**** SOURCE MATERIAL

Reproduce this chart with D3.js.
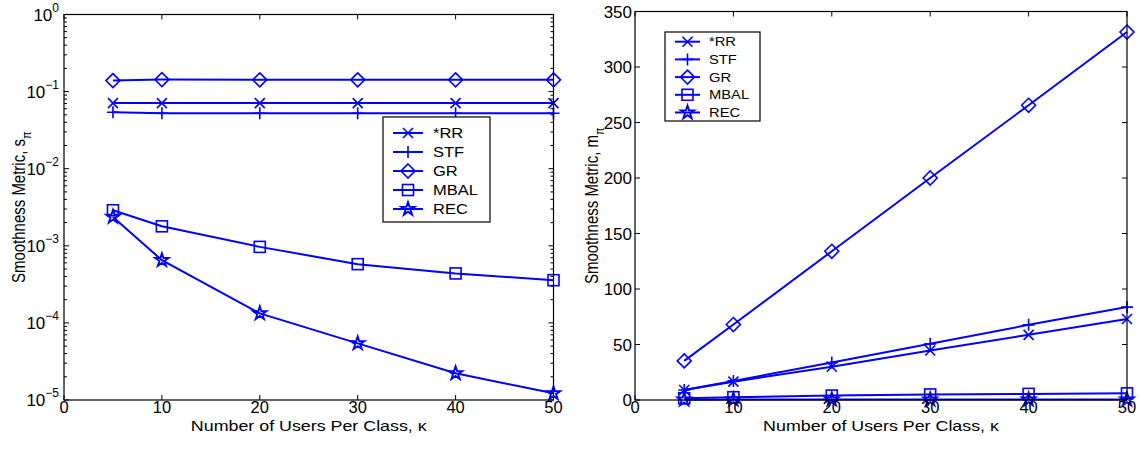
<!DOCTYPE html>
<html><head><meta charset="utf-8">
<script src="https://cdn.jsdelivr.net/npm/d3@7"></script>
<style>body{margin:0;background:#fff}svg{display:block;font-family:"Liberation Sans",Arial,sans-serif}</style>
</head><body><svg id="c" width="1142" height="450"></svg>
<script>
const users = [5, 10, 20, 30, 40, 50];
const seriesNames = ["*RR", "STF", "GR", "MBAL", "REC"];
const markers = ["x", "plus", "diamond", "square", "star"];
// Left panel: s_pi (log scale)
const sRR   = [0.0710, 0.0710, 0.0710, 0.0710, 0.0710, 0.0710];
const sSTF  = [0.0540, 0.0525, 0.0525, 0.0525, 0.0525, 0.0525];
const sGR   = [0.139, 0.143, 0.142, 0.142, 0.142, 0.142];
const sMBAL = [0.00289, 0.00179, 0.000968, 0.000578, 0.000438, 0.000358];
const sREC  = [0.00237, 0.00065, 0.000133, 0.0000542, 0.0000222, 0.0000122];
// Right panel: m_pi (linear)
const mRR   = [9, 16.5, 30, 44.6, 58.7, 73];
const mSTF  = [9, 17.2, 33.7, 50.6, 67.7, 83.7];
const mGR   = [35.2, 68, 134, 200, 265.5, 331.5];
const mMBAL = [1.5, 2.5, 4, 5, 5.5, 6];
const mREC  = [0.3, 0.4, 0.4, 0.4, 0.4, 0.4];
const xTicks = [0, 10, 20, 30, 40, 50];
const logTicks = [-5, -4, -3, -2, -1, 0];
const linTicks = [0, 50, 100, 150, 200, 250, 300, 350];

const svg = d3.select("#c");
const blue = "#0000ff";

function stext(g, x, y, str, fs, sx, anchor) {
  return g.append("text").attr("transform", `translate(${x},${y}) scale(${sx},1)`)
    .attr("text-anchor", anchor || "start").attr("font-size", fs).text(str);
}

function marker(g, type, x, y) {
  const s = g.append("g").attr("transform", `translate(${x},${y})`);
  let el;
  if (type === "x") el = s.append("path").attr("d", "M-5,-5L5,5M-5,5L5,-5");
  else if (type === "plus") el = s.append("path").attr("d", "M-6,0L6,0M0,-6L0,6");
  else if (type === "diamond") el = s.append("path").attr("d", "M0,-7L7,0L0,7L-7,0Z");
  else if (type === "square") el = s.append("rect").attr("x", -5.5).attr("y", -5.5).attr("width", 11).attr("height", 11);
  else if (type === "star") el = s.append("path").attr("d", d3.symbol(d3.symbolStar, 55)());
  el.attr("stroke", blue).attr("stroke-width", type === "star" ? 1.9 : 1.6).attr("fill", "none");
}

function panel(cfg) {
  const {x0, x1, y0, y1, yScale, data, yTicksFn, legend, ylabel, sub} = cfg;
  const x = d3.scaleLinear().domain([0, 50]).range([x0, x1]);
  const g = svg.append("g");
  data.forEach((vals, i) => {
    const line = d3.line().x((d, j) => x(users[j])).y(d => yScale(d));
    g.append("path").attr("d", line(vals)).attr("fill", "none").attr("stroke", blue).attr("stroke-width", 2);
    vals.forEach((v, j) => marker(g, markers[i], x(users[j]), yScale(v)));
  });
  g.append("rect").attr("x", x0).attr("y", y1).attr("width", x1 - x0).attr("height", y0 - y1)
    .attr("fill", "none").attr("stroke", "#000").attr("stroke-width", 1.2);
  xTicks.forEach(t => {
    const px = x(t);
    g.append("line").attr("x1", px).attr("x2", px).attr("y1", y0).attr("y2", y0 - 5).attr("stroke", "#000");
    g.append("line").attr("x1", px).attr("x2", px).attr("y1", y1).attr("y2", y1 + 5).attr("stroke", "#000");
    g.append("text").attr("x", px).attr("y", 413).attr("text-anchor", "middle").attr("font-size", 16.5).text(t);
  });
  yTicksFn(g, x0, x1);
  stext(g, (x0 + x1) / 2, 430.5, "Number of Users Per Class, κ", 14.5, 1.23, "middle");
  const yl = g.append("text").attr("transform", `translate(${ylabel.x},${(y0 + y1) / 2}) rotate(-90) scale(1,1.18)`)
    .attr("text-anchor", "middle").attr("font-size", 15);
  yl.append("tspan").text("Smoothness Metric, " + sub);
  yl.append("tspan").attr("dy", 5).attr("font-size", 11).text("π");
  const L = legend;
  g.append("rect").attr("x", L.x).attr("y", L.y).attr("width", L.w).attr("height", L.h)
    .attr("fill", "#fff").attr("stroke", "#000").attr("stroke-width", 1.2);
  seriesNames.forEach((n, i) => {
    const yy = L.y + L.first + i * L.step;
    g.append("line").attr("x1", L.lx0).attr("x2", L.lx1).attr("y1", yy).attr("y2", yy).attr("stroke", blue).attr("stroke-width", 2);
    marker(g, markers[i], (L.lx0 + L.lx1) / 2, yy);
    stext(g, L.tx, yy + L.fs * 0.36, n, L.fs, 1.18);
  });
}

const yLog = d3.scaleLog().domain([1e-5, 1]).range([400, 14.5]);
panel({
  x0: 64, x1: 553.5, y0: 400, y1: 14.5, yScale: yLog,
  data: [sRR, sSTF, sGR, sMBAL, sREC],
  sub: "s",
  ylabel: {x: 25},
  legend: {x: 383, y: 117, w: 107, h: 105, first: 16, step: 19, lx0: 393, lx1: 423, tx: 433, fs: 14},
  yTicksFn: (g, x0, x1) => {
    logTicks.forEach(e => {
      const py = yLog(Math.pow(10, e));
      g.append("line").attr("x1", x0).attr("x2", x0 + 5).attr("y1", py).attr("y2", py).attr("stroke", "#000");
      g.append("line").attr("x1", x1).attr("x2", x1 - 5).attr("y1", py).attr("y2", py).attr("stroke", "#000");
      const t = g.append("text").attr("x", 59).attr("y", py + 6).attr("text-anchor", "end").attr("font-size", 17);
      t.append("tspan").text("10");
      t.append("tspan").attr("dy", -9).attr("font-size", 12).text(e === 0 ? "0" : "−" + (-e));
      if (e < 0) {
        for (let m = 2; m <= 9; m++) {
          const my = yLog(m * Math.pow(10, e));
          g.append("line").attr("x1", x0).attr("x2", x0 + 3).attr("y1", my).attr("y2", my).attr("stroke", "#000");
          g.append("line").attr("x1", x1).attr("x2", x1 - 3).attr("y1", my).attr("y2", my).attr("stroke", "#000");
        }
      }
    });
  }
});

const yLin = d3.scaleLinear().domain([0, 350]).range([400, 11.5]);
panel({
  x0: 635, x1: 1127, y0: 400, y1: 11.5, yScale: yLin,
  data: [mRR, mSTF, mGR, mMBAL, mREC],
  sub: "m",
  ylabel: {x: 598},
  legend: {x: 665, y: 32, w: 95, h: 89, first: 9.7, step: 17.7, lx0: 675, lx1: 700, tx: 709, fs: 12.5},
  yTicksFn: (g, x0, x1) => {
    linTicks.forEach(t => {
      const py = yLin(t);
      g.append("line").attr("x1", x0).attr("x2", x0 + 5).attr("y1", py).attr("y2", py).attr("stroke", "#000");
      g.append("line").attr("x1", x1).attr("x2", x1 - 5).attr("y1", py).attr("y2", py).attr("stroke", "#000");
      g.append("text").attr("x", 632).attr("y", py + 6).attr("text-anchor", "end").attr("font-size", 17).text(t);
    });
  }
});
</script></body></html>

********

> [WHAT YOU WILL DO]
Omit the pictures and reproduce the listing exactly.

> [RESULT OF THIS TASK]
Reproduce this chart with D3.js.
<!DOCTYPE html>
<html><head><meta charset="utf-8">
<script src="https://cdn.jsdelivr.net/npm/d3@7"></script>
<style>body{margin:0;background:#fff}svg{display:block;font-family:"Liberation Sans",Arial,sans-serif}</style>
</head><body><svg id="c" width="1142" height="450"></svg>
<script>
const users = [5, 10, 20, 30, 40, 50];
const seriesNames = ["*RR", "STF", "GR", "MBAL", "REC"];
const markers = ["x", "plus", "diamond", "square", "star"];
// Left panel: s_pi (log scale)
const sRR   = [0.0710, 0.0710, 0.0710, 0.0710, 0.0710, 0.0710];
const sSTF  = [0.0540, 0.0525, 0.0525, 0.0525, 0.0525, 0.0525];
const sGR   = [0.139, 0.143, 0.142, 0.142, 0.142, 0.142];
const sMBAL = [0.00289, 0.00179, 0.000968, 0.000578, 0.000438, 0.000358];
const sREC  = [0.00237, 0.00065, 0.000133, 0.0000542, 0.0000222, 0.0000122];
// Right panel: m_pi (linear)
const mRR   = [9, 16.5, 30, 44.6, 58.7, 73];
const mSTF  = [9, 17.2, 33.7, 50.6, 67.7, 83.7];
const mGR   = [35.2, 68, 134, 200, 265.5, 331.5];
const mMBAL = [1.5, 2.5, 4, 5, 5.5, 6];
const mREC  = [0.3, 0.4, 0.4, 0.4, 0.4, 0.4];
const xTicks = [0, 10, 20, 30, 40, 50];
const logTicks = [-5, -4, -3, -2, -1, 0];
const linTicks = [0, 50, 100, 150, 200, 250, 300, 350];

const svg = d3.select("#c");
const blue = "#0000ff";

function stext(g, x, y, str, fs, sx, anchor) {
  return g.append("text").attr("transform", `translate(${x},${y}) scale(${sx},1)`)
    .attr("text-anchor", anchor || "start").attr("font-size", fs).text(str);
}

function marker(g, type, x, y) {
  const s = g.append("g").attr("transform", `translate(${x},${y})`);
  let el;
  if (type === "x") el = s.append("path").attr("d", "M-5,-5L5,5M-5,5L5,-5");
  else if (type === "plus") el = s.append("path").attr("d", "M-6,0L6,0M0,-6L0,6");
  else if (type === "diamond") el = s.append("path").attr("d", "M0,-7L7,0L0,7L-7,0Z");
  else if (type === "square") el = s.append("rect").attr("x", -5.5).attr("y", -5.5).attr("width", 11).attr("height", 11);
  else if (type === "star") el = s.append("path").attr("d", d3.symbol(d3.symbolStar, 55)());
  el.attr("stroke", blue).attr("stroke-width", type === "star" ? 1.9 : 1.6).attr("fill", "none");
}

function panel(cfg) {
  const {x0, x1, y0, y1, yScale, data, yTicksFn, legend, ylabel, sub} = cfg;
  const x = d3.scaleLinear().domain([0, 50]).range([x0, x1]);
  const g = svg.append("g");
  data.forEach((vals, i) => {
    const line = d3.line().x((d, j) => x(users[j])).y(d => yScale(d));
    g.append("path").attr("d", line(vals)).attr("fill", "none").attr("stroke", blue).attr("stroke-width", 2);
    vals.forEach((v, j) => marker(g, markers[i], x(users[j]), yScale(v)));
  });
  g.append("rect").attr("x", x0).attr("y", y1).attr("width", x1 - x0).attr("height", y0 - y1)
    .attr("fill", "none").attr("stroke", "#000").attr("stroke-width", 1.2);
  xTicks.forEach(t => {
    const px = x(t);
    g.append("line").attr("x1", px).attr("x2", px).attr("y1", y0).attr("y2", y0 - 5).attr("stroke", "#000");
    g.append("line").attr("x1", px).attr("x2", px).attr("y1", y1).attr("y2", y1 + 5).attr("stroke", "#000");
    g.append("text").attr("x", px).attr("y", 413).attr("text-anchor", "middle").attr("font-size", 16.5).text(t);
  });
  yTicksFn(g, x0, x1);
  stext(g, (x0 + x1) / 2, 430.5, "Number of Users Per Class, κ", 14.5, 1.23, "middle");
  const yl = g.append("text").attr("transform", `translate(${ylabel.x},${(y0 + y1) / 2}) rotate(-90) scale(1,1.18)`)
    .attr("text-anchor", "middle").attr("font-size", 15);
  yl.append("tspan").text("Smoothness Metric, " + sub);
  yl.append("tspan").attr("dy", 5).attr("font-size", 11).text("π");
  const L = legend;
  g.append("rect").attr("x", L.x).attr("y", L.y).attr("width", L.w).attr("height", L.h)
    .attr("fill", "#fff").attr("stroke", "#000").attr("stroke-width", 1.2);
  seriesNames.forEach((n, i) => {
    const yy = L.y + L.first + i * L.step;
    g.append("line").attr("x1", L.lx0).attr("x2", L.lx1).attr("y1", yy).attr("y2", yy).attr("stroke", blue).attr("stroke-width", 2);
    marker(g, markers[i], (L.lx0 + L.lx1) / 2, yy);
    stext(g, L.tx, yy + L.fs * 0.36, n, L.fs, 1.18);
  });
}

const yLog = d3.scaleLog().domain([1e-5, 1]).range([400, 14.5]);
panel({
  x0: 64, x1: 553.5, y0: 400, y1: 14.5, yScale: yLog,
  data: [sRR, sSTF, sGR, sMBAL, sREC],
  sub: "s",
  ylabel: {x: 25},
  legend: {x: 383, y: 117, w: 107, h: 105, first: 16, step: 19, lx0: 393, lx1: 423, tx: 433, fs: 14},
  yTicksFn: (g, x0, x1) => {
    logTicks.forEach(e => {
      const py = yLog(Math.pow(10, e));
      g.append("line").attr("x1", x0).attr("x2", x0 + 5).attr("y1", py).attr("y2", py).attr("stroke", "#000");
      g.append("line").attr("x1", x1).attr("x2", x1 - 5).attr("y1", py).attr("y2", py).attr("stroke", "#000");
      const t = g.append("text").attr("x", 59).attr("y", py + 6).attr("text-anchor", "end").attr("font-size", 17);
      t.append("tspan").text("10");
      t.append("tspan").attr("dy", -9).attr("font-size", 12).text(e === 0 ? "0" : "−" + (-e));
      if (e < 0) {
        for (let m = 2; m <= 9; m++) {
          const my = yLog(m * Math.pow(10, e));
          g.append("line").attr("x1", x0).attr("x2", x0 + 3).attr("y1", my).attr("y2", my).attr("stroke", "#000");
          g.append("line").attr("x1", x1).attr("x2", x1 - 3).attr("y1", my).attr("y2", my).attr("stroke", "#000");
        }
      }
    });
  }
});

const yLin = d3.scaleLinear().domain([0, 350]).range([400, 11.5]);
panel({
  x0: 635, x1: 1127, y0: 400, y1: 11.5, yScale: yLin,
  data: [mRR, mSTF, mGR, mMBAL, mREC],
  sub: "m",
  ylabel: {x: 598},
  legend: {x: 665, y: 32, w: 95, h: 89, first: 9.7, step: 17.7, lx0: 675, lx1: 700, tx: 709, fs: 12.5},
  yTicksFn: (g, x0, x1) => {
    linTicks.forEach(t => {
      const py = yLin(t);
      g.append("line").attr("x1", x0).attr("x2", x0 + 5).attr("y1", py).attr("y2", py).attr("stroke", "#000");
      g.append("line").attr("x1", x1).attr("x2", x1 - 5).attr("y1", py).attr("y2", py).attr("stroke", "#000");
      g.append("text").attr("x", 632).attr("y", py + 6).attr("text-anchor", "end").attr("font-size", 17).text(t);
    });
  }
});
</script></body></html>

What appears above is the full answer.